Так что определенная необходимость соединить социологическое и географическое воображения в контексте города назрела. Но борьба продолжается. В большинстве случаев географический и социологический подходы рассматриваются как не связанные друг с другом или, в лучшем случае, как конкурирующие перспективы анализа городских проблем. Некоторые пытались, например, преобразовывать пространственную форму города и таким образом формировать социальный процесс (таков был типичный подход планировщиков территорий начиная с Говарда). Другие пробовали установить институциональные ограничения для социальных процессов в надежде, что этого будет достаточно для достижения необходимых социальных целей. Эти стратегии не являются альтернативными. Они должны друг друга дополнять. Проблема в том, что использование одной стратегии иногда приводит к конфликту с другой.

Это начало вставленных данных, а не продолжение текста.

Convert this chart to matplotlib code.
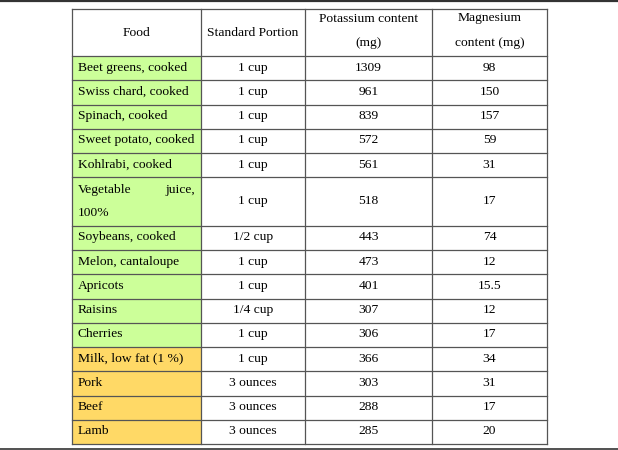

Любая успешная стратегия должна признавать, что пространственная форма и социальный процесс – это разные способы осмысления одного и того же. Поэтому мы должны гармонизировать наш взгляд, иначе будем продолжать изобретать рассогласованные друг с другом стратегии рассмотрения городских проблем. Уэббер выражает недовольство “идеологической кампанией по реконструкции когда-то спланированных городских форм, соответствующих социальной структуре прошлых эпох” и выступает за “формирование прагматического подхода к решению проблем, в котором пространственные аспекты метрополиса видятся как продолжение и результат протекающих в городском обществе процессов”. Левен (Leven, 1968, 108) также призывает “найти теоретическую рамку, которая позволит идентифицировать факторы, определяющие городскую форму, которая, в свою очередь, производит какие-то пространственные формы аналитически предсказуемым способом”. Затем мы могли бы “найти метод оценки результата работы пространственного воображения, который, в свою очередь, возможно, будет оказывать влияние на сами определяющие пространственную форму факторы” (Leven, 1968, 108).

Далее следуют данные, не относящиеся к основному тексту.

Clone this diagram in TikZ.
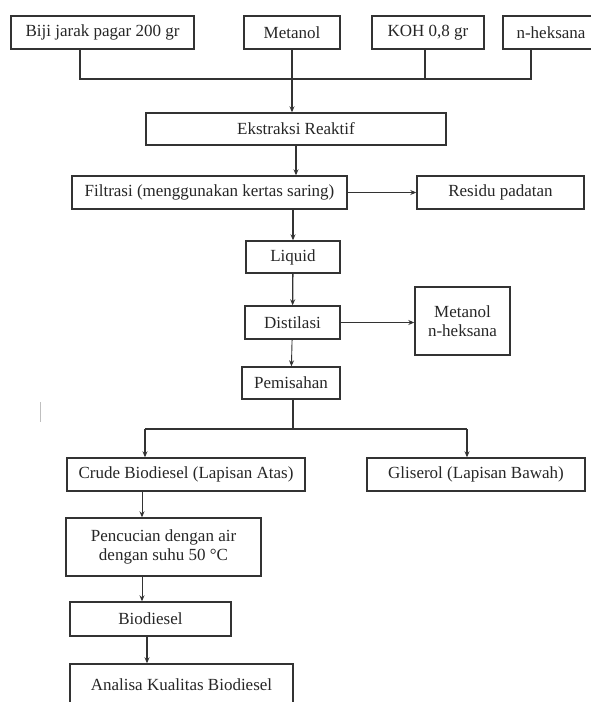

Общая мысль ясна: единственно адекватной концептуальной рамкой рассмотрения города является та, что вырастает из объединения социологического и пространственного воображений. Мы должны соотнести социальное поведение с той географией, с той пространственной формой, которые навязывает нам город. Мы должны признать, что, как только создается определенная пространственная форма, она стремится институционализироваться и, в некотором отношении, определять будущее развитие социальных процессов. Нам нужно, прежде всего, сформулировать концепции, которые позволят нам гармонизировать и интегрировать стратегии обращения с головоломками социальных процессов и элементами пространственных форм. И именно к этой задаче я намерен приступить.
К философии социального пространства
Может показаться странным, что я начинаю наведение мостов между социологическим и географическим воображениями, предлагая детальное описание ситуации в географической перспективе. Но начать полезно именно с этого, поскольку тем, кто наделен острым чувством пространства, не удалось (в общем и целом) так сформулировать свой взгляд на пространство, чтобы его легко восприняли и проанализировали исследователи социальных процессов. Если мы попытаемся как следует понять, что же мы подразумеваем под пространством, тогда некоторые из проблем, которые оказались на пути установления взаимопонимания, я надеюсь, исчезнут.

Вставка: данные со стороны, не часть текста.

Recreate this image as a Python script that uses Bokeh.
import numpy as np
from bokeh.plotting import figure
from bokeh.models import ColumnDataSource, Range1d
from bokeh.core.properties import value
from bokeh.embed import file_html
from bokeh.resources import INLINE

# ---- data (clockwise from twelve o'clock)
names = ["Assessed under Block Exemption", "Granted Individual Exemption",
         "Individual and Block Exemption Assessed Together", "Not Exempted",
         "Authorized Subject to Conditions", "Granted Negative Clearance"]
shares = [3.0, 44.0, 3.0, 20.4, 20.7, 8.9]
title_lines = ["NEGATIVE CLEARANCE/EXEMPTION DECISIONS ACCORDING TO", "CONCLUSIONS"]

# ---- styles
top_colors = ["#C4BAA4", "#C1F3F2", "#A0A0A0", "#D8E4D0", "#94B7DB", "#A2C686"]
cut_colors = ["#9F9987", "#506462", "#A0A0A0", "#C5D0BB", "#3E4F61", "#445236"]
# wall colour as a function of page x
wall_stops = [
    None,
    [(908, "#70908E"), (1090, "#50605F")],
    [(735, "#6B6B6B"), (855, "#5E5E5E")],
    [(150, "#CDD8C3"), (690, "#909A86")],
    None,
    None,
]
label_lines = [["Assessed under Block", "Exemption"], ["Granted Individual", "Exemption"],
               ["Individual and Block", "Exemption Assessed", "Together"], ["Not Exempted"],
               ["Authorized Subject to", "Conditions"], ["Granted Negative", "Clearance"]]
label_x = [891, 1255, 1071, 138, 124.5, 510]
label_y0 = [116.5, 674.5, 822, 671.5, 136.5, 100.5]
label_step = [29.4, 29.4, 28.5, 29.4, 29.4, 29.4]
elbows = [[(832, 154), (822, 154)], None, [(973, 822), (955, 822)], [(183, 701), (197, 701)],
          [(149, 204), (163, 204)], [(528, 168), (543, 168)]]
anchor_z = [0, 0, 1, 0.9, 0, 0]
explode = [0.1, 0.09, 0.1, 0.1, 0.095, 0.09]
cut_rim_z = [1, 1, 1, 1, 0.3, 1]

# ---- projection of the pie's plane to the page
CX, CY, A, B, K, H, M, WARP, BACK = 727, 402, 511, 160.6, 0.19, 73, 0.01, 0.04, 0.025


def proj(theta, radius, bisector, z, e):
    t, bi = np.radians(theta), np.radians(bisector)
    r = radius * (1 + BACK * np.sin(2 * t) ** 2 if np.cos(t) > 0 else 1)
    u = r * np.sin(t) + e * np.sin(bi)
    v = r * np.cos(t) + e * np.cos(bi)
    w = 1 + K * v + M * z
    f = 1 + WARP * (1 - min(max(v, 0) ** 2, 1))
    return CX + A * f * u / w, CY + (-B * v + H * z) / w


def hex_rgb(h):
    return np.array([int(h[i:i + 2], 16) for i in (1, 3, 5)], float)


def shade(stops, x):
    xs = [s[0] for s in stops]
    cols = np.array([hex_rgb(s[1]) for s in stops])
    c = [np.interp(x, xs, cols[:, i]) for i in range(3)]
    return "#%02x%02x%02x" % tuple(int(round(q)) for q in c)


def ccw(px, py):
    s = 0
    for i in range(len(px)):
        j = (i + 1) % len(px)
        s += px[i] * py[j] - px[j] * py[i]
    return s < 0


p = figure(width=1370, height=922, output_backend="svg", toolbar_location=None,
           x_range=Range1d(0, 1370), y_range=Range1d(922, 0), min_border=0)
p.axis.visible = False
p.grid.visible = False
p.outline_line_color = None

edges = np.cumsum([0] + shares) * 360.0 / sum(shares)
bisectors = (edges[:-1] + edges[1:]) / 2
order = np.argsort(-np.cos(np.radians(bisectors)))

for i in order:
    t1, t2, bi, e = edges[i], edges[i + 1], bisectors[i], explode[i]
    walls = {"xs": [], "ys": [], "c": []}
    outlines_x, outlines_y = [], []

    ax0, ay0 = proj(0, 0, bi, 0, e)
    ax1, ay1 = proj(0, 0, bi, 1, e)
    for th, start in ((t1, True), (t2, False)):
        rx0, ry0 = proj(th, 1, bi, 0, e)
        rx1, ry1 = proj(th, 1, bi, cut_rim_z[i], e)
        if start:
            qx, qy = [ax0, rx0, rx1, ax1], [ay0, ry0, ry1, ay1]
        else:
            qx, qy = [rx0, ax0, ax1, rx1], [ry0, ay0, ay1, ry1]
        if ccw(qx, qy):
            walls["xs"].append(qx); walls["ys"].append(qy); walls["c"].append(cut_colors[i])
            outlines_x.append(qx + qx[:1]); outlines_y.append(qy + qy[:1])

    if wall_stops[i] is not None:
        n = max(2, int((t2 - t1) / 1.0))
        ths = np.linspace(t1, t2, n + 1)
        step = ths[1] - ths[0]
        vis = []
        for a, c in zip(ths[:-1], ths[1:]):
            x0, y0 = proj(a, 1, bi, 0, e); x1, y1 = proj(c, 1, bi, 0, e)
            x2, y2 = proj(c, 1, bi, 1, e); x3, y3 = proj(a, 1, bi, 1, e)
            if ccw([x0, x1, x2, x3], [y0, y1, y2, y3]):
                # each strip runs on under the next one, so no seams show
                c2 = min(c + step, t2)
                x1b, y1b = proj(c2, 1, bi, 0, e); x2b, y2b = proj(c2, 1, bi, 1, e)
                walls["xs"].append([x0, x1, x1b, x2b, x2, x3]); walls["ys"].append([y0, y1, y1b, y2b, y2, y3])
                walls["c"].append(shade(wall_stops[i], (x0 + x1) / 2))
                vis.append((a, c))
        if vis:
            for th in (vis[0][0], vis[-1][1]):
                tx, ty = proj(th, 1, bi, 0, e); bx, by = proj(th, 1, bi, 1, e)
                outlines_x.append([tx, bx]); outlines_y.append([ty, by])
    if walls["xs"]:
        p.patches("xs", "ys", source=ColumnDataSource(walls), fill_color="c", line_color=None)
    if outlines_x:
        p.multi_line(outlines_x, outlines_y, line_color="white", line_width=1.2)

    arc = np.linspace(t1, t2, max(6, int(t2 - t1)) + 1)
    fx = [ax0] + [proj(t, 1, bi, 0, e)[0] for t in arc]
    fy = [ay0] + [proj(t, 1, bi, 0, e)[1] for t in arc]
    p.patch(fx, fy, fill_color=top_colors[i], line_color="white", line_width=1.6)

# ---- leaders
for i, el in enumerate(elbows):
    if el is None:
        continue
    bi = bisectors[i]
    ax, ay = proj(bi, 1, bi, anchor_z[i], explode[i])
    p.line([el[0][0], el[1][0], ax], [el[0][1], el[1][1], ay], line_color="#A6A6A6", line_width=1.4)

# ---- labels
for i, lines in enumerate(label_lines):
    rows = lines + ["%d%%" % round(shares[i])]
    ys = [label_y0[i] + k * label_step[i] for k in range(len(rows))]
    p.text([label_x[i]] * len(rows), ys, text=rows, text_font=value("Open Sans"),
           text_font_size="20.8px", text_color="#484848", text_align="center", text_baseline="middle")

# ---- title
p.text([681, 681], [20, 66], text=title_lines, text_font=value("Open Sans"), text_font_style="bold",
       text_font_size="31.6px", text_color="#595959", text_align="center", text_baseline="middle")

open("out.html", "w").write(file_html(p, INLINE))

Написано о философии пространства, несомненно, много. К сожалению, большинство работ посвящено интерпретации пространства как оно понимается в современной физике. Это полезно в определенном отношении, но это довольно-таки специфический взгляд на пространство, и я не уверен, что в нем хоть как-то учитывается деятельность социума. Другие взгляды мы рассмотрим подробнее. Чтобы сразу прояснить ситуацию, мне нужно изложить некоторые базовые идеи относительно типов пространственного опыта и способов, которыми мы можем анализировать этот опыт. Кассирер (Cassirer, 1944) предлагает хорошую отправную точку, поскольку он один из немногих философов, которые приняли очень обобщенный взгляд на пространство. Он проводит разделение между тремя основными категориями пространственного опыта. Первая – органическое пространство – относится к такому пространственному опыту, который кажется генетически передаваемым и поэтому биологически детерминированным. Большая часть поведения, изучаемого этологами (инстинктивная пространственная ориентация и миграция, инстинктивная территориальность и т. д.), попадает в эту категорию. Вторая категория – воспринимаемое пространство – более сложная. Оно включает неврологический опыт разных органов чувств – оптический, тактильный, акустический и кинестетический. Этот синтез создает пространственный опыт, в котором информация от разных органов чувств соединяется в единое целое. Так может формироваться одномоментная схема восприятия или впечатления, а память может удерживать эту схему. Когда подключается память и обучение, схема может дополняться или урезаться в соответствии с культурно принятыми способами мышления. Воспринимаемое пространство ощущается прежде всего через органы чувств, но мы так и не знаем, насколько работа наших органов чувств подвержена влиянию культурных условий. Третий вид пространственного опыта абстрактен, Кассирер называет его символическим пространством. Тут мы воспринимаем пространство опосредованно через интерпретацию символических репрезентаций, которые не имеют пространственного измерения. Я могу воспроизвести в сознании образ треугольника, не видя его, а просто прочитав слово “треугольник”. Я могу получить опыт пространственной формы, занимаясь математикой, и в частности, конечно, геометрией. Геометрия предлагает удобный символический язык для обсуждения и обучения пространственным формам, но там нет самих пространственных форм.